*Exercise brief:* Quote, line for line, the entries from the first through the one containing "const freqYTicks = [49.6, 49.7, 49.8, 49.9, 50.0, 50.1, 50.2];". Pictures are left out.

*Input rows:*
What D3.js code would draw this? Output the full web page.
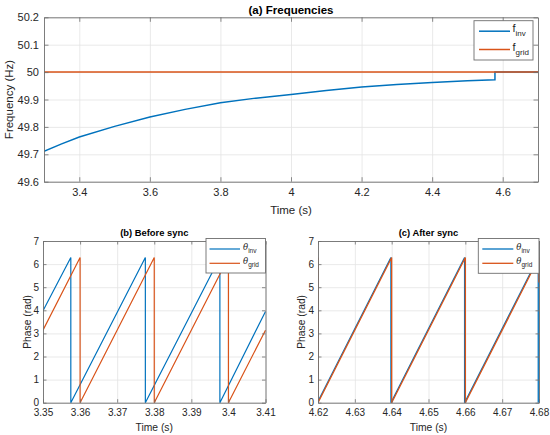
<!DOCTYPE html>
<html><head><meta charset="utf-8">
<script src="https://cdn.jsdelivr.net/npm/d3@7/dist/d3.min.js"></script>
<style>
html,body{margin:0;padding:0;background:#fff;}
svg{display:block;font-family:"Liberation Sans",Arial,Helvetica,sans-serif;}
</style></head>
<body>
<svg id="c" width="550" height="435"></svg>
<script>
// ---------- DATA ----------
// (a) Frequencies
const freqTime = [3.3, 3.35, 3.4, 3.5, 3.6, 3.7, 3.8, 3.9, 4.0, 4.1, 4.2, 4.3, 4.4, 4.5, 4.578, 4.578, 4.7];
const fInv     = [49.711, 49.738, 49.763, 49.802, 49.836, 49.864, 49.888, 49.905, 49.918, 49.933, 49.946, 49.955, 49.962, 49.968, 49.972, 50, 50];
const gridTime = [3.3, 4.7];
const fGrid    = [50, 50];
const freqXTicks = [3.4, 3.6, 3.8, 4.0, 4.2, 4.4, 4.6];
const freqYTicks = [49.6, 49.7, 49.8, 49.9, 50.0, 50.1, 50.2];

// (b) Before sync
const beforeInvTime  = [3.35, 3.3575, 3.3575, 3.3776, 3.3776, 3.3977, 3.3977, 3.41];
const beforeInv      = [3.98, 6.283, 0, 6.283, 0, 6.283, 0, 3.95];
const beforeGridTime = [3.35, 3.36, 3.36, 3.38, 3.38, 3.40, 3.40, 3.41];
const beforeGrid     = [3.14, 6.283, 0, 6.283, 0, 6.283, 0, 3.14];
const beforeXTicks   = [3.35, 3.36, 3.37, 3.38, 3.39, 3.40, 3.41];

// (c) After sync
const afterInvTime  = [4.62, 4.6398, 4.6398, 4.6598, 4.6598, 4.6798, 4.6798];
const afterInv      = [0.06, 6.283, 0, 6.283, 0, 6.283, 0];
const afterGridTime = [4.62, 4.62, 4.64, 4.64, 4.66, 4.66, 4.68, 4.68];
const afterGrid     = [6.283, 0, 6.283, 0, 6.283, 0, 6.283, 5.2];
const afterXTicks   = [4.62, 4.63, 4.64, 4.65, 4.66, 4.67, 4.68];

const phaseYTicks = [0, 1, 2, 3, 4, 5, 6, 7];

// ---------- DRAW ----------
const BLUE = "#0072BD", ORANGE = "#D95319", TXT = "#262626", AX = "#6e6e6e", GRID = "#e3e3e3";
const svg = d3.select("#c");
let clipId = 0;

function fmt(d){ return String(+d.toFixed(2)); }

function panel(o){
  const g = svg.append("g");
  const x = d3.scaleLinear().domain(o.xDomain).range([o.x0, o.x1]);
  const y = d3.scaleLinear().domain(o.yDomain).range([o.y1, o.y0]);
  const W = o.x1 - o.x0, H = o.y1 - o.y0;

  // grid
  g.append("g").attr("transform", `translate(0,${o.y1})`)
    .call(d3.axisBottom(x).tickValues(o.xTicks).tickSize(-H).tickFormat(""))
    .call(s => { s.select(".domain").remove(); s.selectAll("line").attr("stroke", GRID).attr("stroke-width", 0.8); });
  g.append("g").attr("transform", `translate(${o.x0},0)`)
    .call(d3.axisLeft(y).tickValues(o.yTicks).tickSize(-W).tickFormat(""))
    .call(s => { s.select(".domain").remove(); s.selectAll("line").attr("stroke", GRID).attr("stroke-width", 0.8); });

  // lines
  const id = "clip" + (clipId++);
  g.append("clipPath").attr("id", id).append("rect")
    .attr("x", o.x0).attr("y", o.y0 - 1).attr("width", W + 1).attr("height", H + 2);
  const lg = g.append("g").attr("clip-path", `url(#${id})`);
  o.series.forEach(s => {
    const pts = s.t.map((t, i) => [t, s.v[i]]);
    lg.append("path").datum(pts)
      .attr("fill", "none").attr("stroke", s.color).attr("stroke-width", s.w)
      .attr("stroke-linejoin", "miter")
      .attr("d", d3.line().x(d => x(d[0])).y(d => y(d[1])));
  });

  const tl = o.tickLen;
  // axes with inward ticks
  const styleAx = s => {
    s.select(".domain").attr("stroke", AX).attr("stroke-width", 0.9);
    s.selectAll(".tick line").attr("stroke", AX).attr("stroke-width", 0.8);
    s.selectAll(".tick text").attr("fill", TXT).attr("font-size", o.tickFont).attr("font-family", null);
  };
  g.append("g").attr("transform", `translate(0,${o.y1})`)
    .call(d3.axisBottom(x).tickValues(o.xTicks).tickSizeInner(-tl).tickSizeOuter(0).tickPadding(o.xPad).tickFormat(fmt))
    .call(styleAx);
  g.append("g").attr("transform", `translate(0,${o.y0})`)
    .call(d3.axisTop(x).tickValues(o.xTicks).tickSizeInner(-tl).tickSizeOuter(0).tickFormat(""))
    .call(styleAx);
  g.append("g").attr("transform", `translate(${o.x0},0)`)
    .call(d3.axisLeft(y).tickValues(o.yTicks).tickSizeInner(-tl).tickSizeOuter(0).tickPadding(o.yPad).tickFormat(fmt))
    .call(styleAx);
  g.append("g").attr("transform", `translate(${o.x1},0)`)
    .call(d3.axisRight(y).tickValues(o.yTicks).tickSizeInner(-tl).tickSizeOuter(0).tickFormat(""))
    .call(styleAx);

  // labels
  g.append("text").attr("x", (o.x0 + o.x1) / 2).attr("y", o.titleY)
    .attr("text-anchor", "middle").attr("font-weight", "bold").attr("font-size", o.titleFont).attr("fill", "#000")
    .text(o.title);
  g.append("text").attr("x", (o.x0 + o.x1) / 2).attr("y", o.xLabelY)
    .attr("text-anchor", "middle").attr("font-size", o.labelFont).attr("fill", TXT).text(o.xLabel);
  g.append("text").attr("transform", `translate(${o.yLabelX},${(o.y0 + o.y1) / 2}) rotate(-90)`)
    .attr("text-anchor", "middle").attr("font-size", o.labelFont).attr("fill", TXT).text(o.yLabel);

  // legend
  const L = o.legend;
  const lgd = g.append("g");
  lgd.append("rect").attr("x", L.x).attr("y", L.y).attr("width", L.w).attr("height", L.h)
    .attr("fill", "#fff").attr("stroke", AX).attr("stroke-width", 0.9);
  L.items.forEach((it, i) => {
    const yy = L.y + L.first + i * L.step;
    lgd.append("line").attr("x1", L.x + L.lx0).attr("x2", L.x + L.lx1).attr("y1", yy).attr("y2", yy)
      .attr("stroke", it.color).attr("stroke-width", it.w);
    const t = lgd.append("text").attr("x", L.x + L.tx).attr("y", yy + L.baseOff).attr("fill", TXT)
      .attr("font-size", L.font);
    t.append("tspan").attr("font-style", it.italic ? "italic" : null)
      .attr("font-family", it.italic ? "'DejaVu Serif', serif" : null).text(it.main);
    t.append("tspan").attr("font-size", L.subFont).attr("dy", L.subDy).text(it.sub);
  });
}

panel({
  x0: 44, x1: 538, y0: 17.3, y1: 181.7,
  xDomain: [3.3, 4.7], yDomain: [49.6, 50.2],
  xTicks: freqXTicks, yTicks: freqYTicks,
  tickLen: 4.5, tickFont: 11, xPad: 7, yPad: 5,
  title: "(a) Frequencies", titleY: 13.5, titleFont: 11.5,
  xLabel: "Time (s)", xLabelY: 214, labelFont: 11.5,
  yLabel: "Frequency (Hz)", yLabelX: 12.5,
  series: [
    {t: freqTime, v: fInv, color: BLUE, w: 1.5},
    {t: gridTime, v: fGrid, color: ORANGE, w: 1.5}
  ],
  legend: {x: 474, y: 20.7, w: 59, h: 39.3, first: 10.5, step: 18.3, lx0: 5, lx1: 36, tx: 38.5,
    baseOff: 1, font: 11, subFont: 8, subDy: 4,
    items: [{main: "f", sub: "inv", color: BLUE, w: 1.5}, {main: "f", sub: "grid", color: ORANGE, w: 1.5}]}
});

const phaseCommon = {
  y0: 241, y1: 402.7, yDomain: [0, 7], yTicks: phaseYTicks,
  tickLen: 3.5, tickFont: 10, xPad: 6.5, yPad: 4,
  titleY: 236, titleFont: 9.4,
  xLabelY: 431, labelFont: 10.3, xLabel: "Time (s)",
  yLabel: "Phase (rad)"
};

panel(Object.assign({}, phaseCommon, {
  x0: 43, x1: 265.5, xDomain: [3.35, 3.41], xTicks: beforeXTicks,
  title: "(b) Before sync", yLabelX: 30.5,
  series: [
    {t: beforeInvTime, v: beforeInv, color: BLUE, w: 1.2},
    {t: beforeGridTime, v: beforeGrid, color: ORANGE, w: 1.2}
  ],
  legend: {x: 206, y: 238.5, w: 59.5, h: 34.5, first: 10.5, step: 14.3, lx0: 3.5, lx1: 34, tx: 37,
    baseOff: 0.5, font: 8.5, subFont: 6.5, subDy: 3,
    items: [{main: "θ", sub: "inv", color: BLUE, w: 1.2, italic: true}, {main: "θ", sub: "grid", color: ORANGE, w: 1.2, italic: true}]}
}));

panel(Object.assign({}, phaseCommon, {
  x0: 318, x1: 539, xDomain: [4.62, 4.68], xTicks: afterXTicks,
  title: "(c) After sync", yLabelX: 305,
  series: [
    {t: afterInvTime, v: afterInv, color: BLUE, w: 1.3},
    {t: afterGridTime, v: afterGrid, color: ORANGE, w: 1.3}
  ],
  legend: {x: 478.3, y: 238.5, w: 60.7, h: 34.8, first: 10.5, step: 14.3, lx0: 4, lx1: 35, tx: 38,
    baseOff: 0.5, font: 8.5, subFont: 6.5, subDy: 3,
    items: [{main: "θ", sub: "inv", color: BLUE, w: 1.3, italic: true}, {main: "θ", sub: "grid", color: ORANGE, w: 1.3, italic: true}]}
}));
</script>
</body></html>
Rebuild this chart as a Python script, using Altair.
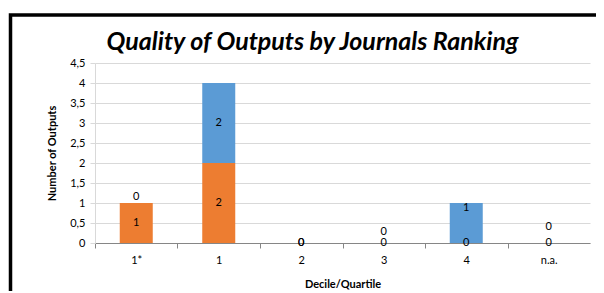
import altair as alt
import pandas as pd

categories = ["1*", "1", "2", "3", "4", "n.a."]
orange_values = [1, 2, 0, 0, 0, 0]
blue_values = [0, 2, 0, 0, 1, 0]
# Excel moves some labels to avoid overlap (pixel shifts)
blue_label_shift = [-6, 0, 0, -11, -15, -16]
y_ticks = [0, 0.5, 1, 1.5, 2, 2.5, 3, 3.5, 4, 4.5]

ORANGE = "#ED7D31"
BLUE = "#5B9BD5"
FONT = "Lato"

W, H = 495, 180
YMAX = 4.5
px_per_unit = H / YMAX

rows = []
for i, c in enumerate(categories):
    o, b = orange_values[i], blue_values[i]
    rows.append({"cat": c, "series": "A", "order": 0, "value": o,
                 "lab": o / 2})
    rows.append({"cat": c, "series": "B", "order": 1, "value": b,
                 "lab": o + b / 2 - blue_label_shift[i] / px_per_unit})
df = pd.DataFrame(rows)

step = W / len(categories)

xaxis = alt.Axis(title="Decile/Quartile", labelAngle=0,
                 domainColor="#868686", tickColor="#868686",
                 tickSize=5, tickOffset=-step / 2,
                 labelOffset=step / 2, labelPadding=6,
                 labelFont=FONT, labelFontSize=11, labelColor="#000000",
                 titleFont=FONT, titleFontSize=11, titleFontWeight="bold",
                 titleColor="#000000", titlePadding=13)
xscale = alt.Scale(paddingInner=0.6, paddingOuter=0.3)

yaxis = alt.Axis(title="Number of Outputs",
                 values=y_ticks,
                 labelExpr="replace(toString(datum.value), '.', ',')",
                 labelOverlap=False,
                 grid=True, gridColor="#D9D9D9",
                 domainColor="#D9D9D9", tickColor="#D9D9D9", tickSize=5,
                 labelFont=FONT, labelFontSize=11, labelColor="#000000",
                 labelPadding=5,
                 titleFont=FONT, titleFontSize=11, titleFontWeight="bold",
                 titleColor="#000000", titlePadding=12)
yscale = alt.Scale(domain=[0, YMAX], nice=False)

bars = alt.Chart(df).mark_bar().encode(
    x=alt.X("cat:N", sort=categories, scale=xscale, axis=xaxis),
    y=alt.Y("value:Q", stack="zero", scale=yscale, axis=yaxis),
    color=alt.Color("series:N", scale=alt.Scale(domain=["A", "B"], range=[ORANGE, BLUE]),
                    legend=None),
    order=alt.Order("order:Q"),
)

labels = alt.Chart(df).mark_text(font=FONT, fontSize=11, color="#000000",
                                 baseline="middle").encode(
    x=alt.X("cat:N", sort=categories, scale=xscale, axis=xaxis),
    y=alt.Y("lab:Q", scale=yscale, axis=yaxis),
    text=alt.Text("value:Q"),
)

title = alt.Chart(alt.Data(values=[{"t": "Quality of Outputs by Journals Ranking"}])).mark_text(
    font=FONT, fontSize=25, fontStyle="italic", fontWeight="bold", color="#000000",
    align="center", baseline="alphabetic").encode(
    x=alt.value(217.5), y=alt.value(-13), text="t:N")

frame = alt.Chart(alt.Data(values=[{}])).mark_rect(
    fill=None, stroke="#000000", strokeWidth=3.5).encode(
    x=alt.value(-84.5), x2=alt.value(700), y=alt.value(-48), y2=alt.value(400))

chart = alt.layer(bars, labels, title, frame).properties(
    width=W, height=H,
    autosize=alt.AutoSizeParams(type="none"),
    padding={"left": 87, "top": 55, "right": 6, "bottom": 48},
).configure_view(stroke=None)

chart.save("out.html", embed_options={"renderer": "svg", "actions": False})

*Exercise output:*
What D3.js code would draw this? Output the full web page.
<!DOCTYPE html>
<html><head><meta charset="utf-8">
<script src="https://cdn.jsdelivr.net/npm/d3@7/dist/d3.min.js"></script>
<style>
html,body{margin:0;padding:0;background:#fff;}
svg{display:block;font-family:"Liberation Sans",Arial,Helvetica,sans-serif;}
</style></head>
<body>
<svg id="c" width="550" height="435"></svg>
<script>
// ---------- DATA ----------
// (a) Frequencies
const freqTime = [3.3, 3.35, 3.4, 3.5, 3.6, 3.7, 3.8, 3.9, 4.0, 4.1, 4.2, 4.3, 4.4, 4.5, 4.578, 4.578, 4.7];
const fInv     = [49.711, 49.738, 49.763, 49.802, 49.836, 49.864, 49.888, 49.905, 49.918, 49.933, 49.946, 49.955, 49.962, 49.968, 49.972, 50, 50];
const gridTime = [3.3, 4.7];
const fGrid    = [50, 50];
const freqXTicks = [3.4, 3.6, 3.8, 4.0, 4.2, 4.4, 4.6];
const freqYTicks = [49.6, 49.7, 49.8, 49.9, 50.0, 50.1, 50.2];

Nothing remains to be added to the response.